§ **Information shown**
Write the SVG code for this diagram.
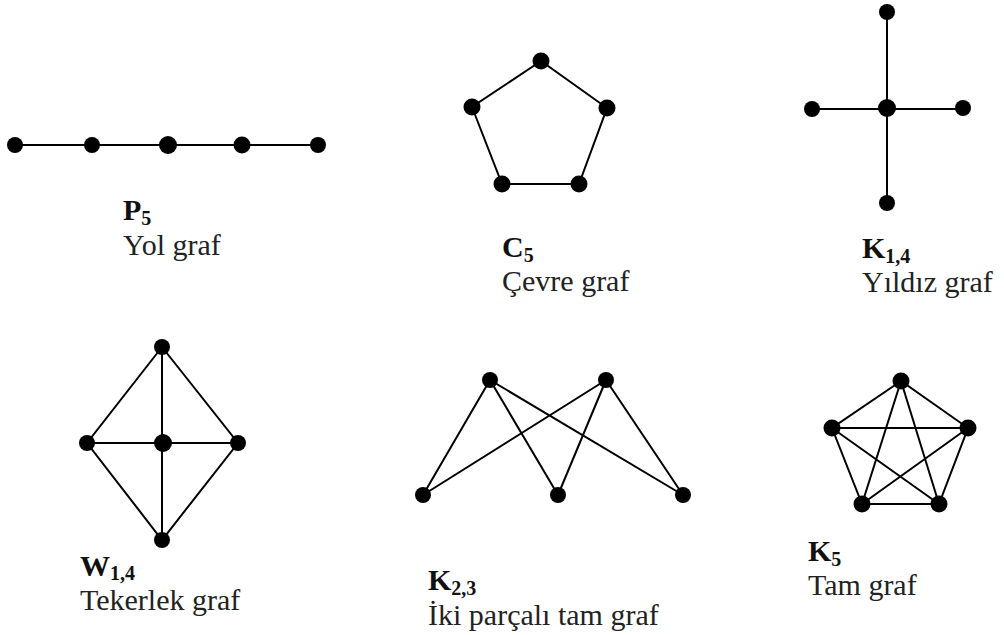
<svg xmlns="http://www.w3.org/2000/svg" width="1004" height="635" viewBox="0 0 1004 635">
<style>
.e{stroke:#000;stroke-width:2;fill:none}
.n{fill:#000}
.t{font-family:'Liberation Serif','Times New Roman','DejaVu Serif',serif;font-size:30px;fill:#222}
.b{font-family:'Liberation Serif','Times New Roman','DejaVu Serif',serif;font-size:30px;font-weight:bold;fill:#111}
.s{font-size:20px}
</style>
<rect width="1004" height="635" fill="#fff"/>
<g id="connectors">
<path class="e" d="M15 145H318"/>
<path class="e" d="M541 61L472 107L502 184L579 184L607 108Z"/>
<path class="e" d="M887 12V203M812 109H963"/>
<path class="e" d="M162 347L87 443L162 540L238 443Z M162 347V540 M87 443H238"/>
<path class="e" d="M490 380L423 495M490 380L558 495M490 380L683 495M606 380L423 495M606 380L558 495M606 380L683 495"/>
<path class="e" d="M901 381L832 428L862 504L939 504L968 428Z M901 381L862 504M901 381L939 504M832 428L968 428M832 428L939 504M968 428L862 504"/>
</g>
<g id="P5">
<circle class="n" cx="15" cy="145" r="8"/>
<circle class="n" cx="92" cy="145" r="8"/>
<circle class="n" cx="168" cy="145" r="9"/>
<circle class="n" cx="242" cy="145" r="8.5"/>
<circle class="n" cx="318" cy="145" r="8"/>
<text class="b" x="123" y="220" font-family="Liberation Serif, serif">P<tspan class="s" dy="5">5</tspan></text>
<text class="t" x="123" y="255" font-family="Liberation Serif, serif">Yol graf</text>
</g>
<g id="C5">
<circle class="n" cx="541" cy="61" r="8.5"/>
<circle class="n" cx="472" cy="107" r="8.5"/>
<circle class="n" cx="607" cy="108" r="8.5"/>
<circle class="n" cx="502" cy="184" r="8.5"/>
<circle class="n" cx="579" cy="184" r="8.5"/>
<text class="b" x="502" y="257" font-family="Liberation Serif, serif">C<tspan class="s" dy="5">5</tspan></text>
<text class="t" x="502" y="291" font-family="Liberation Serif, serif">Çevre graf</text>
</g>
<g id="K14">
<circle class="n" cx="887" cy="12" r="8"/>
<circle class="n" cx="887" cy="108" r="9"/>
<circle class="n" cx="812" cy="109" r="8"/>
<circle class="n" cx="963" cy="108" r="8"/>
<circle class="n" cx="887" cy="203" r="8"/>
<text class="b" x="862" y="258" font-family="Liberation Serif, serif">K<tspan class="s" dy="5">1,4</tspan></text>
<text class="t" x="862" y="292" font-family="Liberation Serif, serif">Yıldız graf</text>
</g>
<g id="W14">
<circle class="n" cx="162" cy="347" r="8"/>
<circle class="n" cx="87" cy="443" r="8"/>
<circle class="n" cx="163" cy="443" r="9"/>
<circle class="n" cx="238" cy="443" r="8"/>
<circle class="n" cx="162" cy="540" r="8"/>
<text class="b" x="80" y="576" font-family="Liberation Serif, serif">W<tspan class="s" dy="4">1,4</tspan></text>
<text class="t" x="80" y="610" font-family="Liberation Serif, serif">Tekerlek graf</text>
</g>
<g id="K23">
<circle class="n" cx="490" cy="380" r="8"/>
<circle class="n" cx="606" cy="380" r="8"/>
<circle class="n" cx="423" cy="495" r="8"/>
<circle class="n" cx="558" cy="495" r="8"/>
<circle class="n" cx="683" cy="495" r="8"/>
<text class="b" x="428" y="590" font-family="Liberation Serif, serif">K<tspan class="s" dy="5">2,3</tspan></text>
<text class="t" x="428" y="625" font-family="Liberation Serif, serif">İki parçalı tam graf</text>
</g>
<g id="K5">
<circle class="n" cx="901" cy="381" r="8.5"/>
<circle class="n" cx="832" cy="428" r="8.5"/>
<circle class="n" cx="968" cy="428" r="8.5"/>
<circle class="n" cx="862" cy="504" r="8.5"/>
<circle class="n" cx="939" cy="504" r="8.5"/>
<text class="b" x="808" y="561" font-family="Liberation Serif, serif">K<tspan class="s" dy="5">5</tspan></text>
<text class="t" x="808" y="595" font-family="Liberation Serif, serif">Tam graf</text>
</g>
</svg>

§ **Task to complete**
All the lines above are to be reproduced exactly, except the pictures.

§ **Expected answer**
Write the SVG code for this diagram.
<svg xmlns="http://www.w3.org/2000/svg" width="1004" height="635" viewBox="0 0 1004 635">
<style>
.e{stroke:#000;stroke-width:2;fill:none}
.n{fill:#000}
.t{font-family:'Liberation Serif','Times New Roman','DejaVu Serif',serif;font-size:30px;fill:#222}
.b{font-family:'Liberation Serif','Times New Roman','DejaVu Serif',serif;font-size:30px;font-weight:bold;fill:#111}
.s{font-size:20px}
</style>
<rect width="1004" height="635" fill="#fff"/>
<g id="connectors">
<path class="e" d="M15 145H318"/>
<path class="e" d="M541 61L472 107L502 184L579 184L607 108Z"/>
<path class="e" d="M887 12V203M812 109H963"/>
<path class="e" d="M162 347L87 443L162 540L238 443Z M162 347V540 M87 443H238"/>
<path class="e" d="M490 380L423 495M490 380L558 495M490 380L683 495M606 380L423 495M606 380L558 495M606 380L683 495"/>
<path class="e" d="M901 381L832 428L862 504L939 504L968 428Z M901 381L862 504M901 381L939 504M832 428L968 428M832 428L939 504M968 428L862 504"/>
</g>
<g id="P5">
<circle class="n" cx="15" cy="145" r="8"/>
<circle class="n" cx="92" cy="145" r="8"/>
<circle class="n" cx="168" cy="145" r="9"/>
<circle class="n" cx="242" cy="145" r="8.5"/>
<circle class="n" cx="318" cy="145" r="8"/>
<text class="b" x="123" y="220" font-family="Liberation Serif, serif">P<tspan class="s" dy="5">5</tspan></text>
<text class="t" x="123" y="255" font-family="Liberation Serif, serif">Yol graf</text>
</g>
<g id="C5">
<circle class="n" cx="541" cy="61" r="8.5"/>
<circle class="n" cx="472" cy="107" r="8.5"/>
<circle class="n" cx="607" cy="108" r="8.5"/>
<circle class="n" cx="502" cy="184" r="8.5"/>
<circle class="n" cx="579" cy="184" r="8.5"/>
<text class="b" x="502" y="257" font-family="Liberation Serif, serif">C<tspan class="s" dy="5">5</tspan></text>
<text class="t" x="502" y="291" font-family="Liberation Serif, serif">Çevre graf</text>
</g>
<g id="K14">
<circle class="n" cx="887" cy="12" r="8"/>
<circle class="n" cx="887" cy="108" r="9"/>
<circle class="n" cx="812" cy="109" r="8"/>
<circle class="n" cx="963" cy="108" r="8"/>
<circle class="n" cx="887" cy="203" r="8"/>
<text class="b" x="862" y="258" font-family="Liberation Serif, serif">K<tspan class="s" dy="5">1,4</tspan></text>
<text class="t" x="862" y="292" font-family="Liberation Serif, serif">Yıldız graf</text>
</g>
<g id="W14">
<circle class="n" cx="162" cy="347" r="8"/>
<circle class="n" cx="87" cy="443" r="8"/>
<circle class="n" cx="163" cy="443" r="9"/>
<circle class="n" cx="238" cy="443" r="8"/>
<circle class="n" cx="162" cy="540" r="8"/>
<text class="b" x="80" y="576" font-family="Liberation Serif, serif">W<tspan class="s" dy="4">1,4</tspan></text>
<text class="t" x="80" y="610" font-family="Liberation Serif, serif">Tekerlek graf</text>
</g>
<g id="K23">
<circle class="n" cx="490" cy="380" r="8"/>
<circle class="n" cx="606" cy="380" r="8"/>
<circle class="n" cx="423" cy="495" r="8"/>
<circle class="n" cx="558" cy="495" r="8"/>
<circle class="n" cx="683" cy="495" r="8"/>
<text class="b" x="428" y="590" font-family="Liberation Serif, serif">K<tspan class="s" dy="5">2,3</tspan></text>
<text class="t" x="428" y="625" font-family="Liberation Serif, serif">İki parçalı tam graf</text>
</g>
<g id="K5">
<circle class="n" cx="901" cy="381" r="8.5"/>
<circle class="n" cx="832" cy="428" r="8.5"/>
<circle class="n" cx="968" cy="428" r="8.5"/>
<circle class="n" cx="862" cy="504" r="8.5"/>
<circle class="n" cx="939" cy="504" r="8.5"/>
<text class="b" x="808" y="561" font-family="Liberation Serif, serif">K<tspan class="s" dy="5">5</tspan></text>
<text class="t" x="808" y="595" font-family="Liberation Serif, serif">Tam graf</text>
</g>
</svg>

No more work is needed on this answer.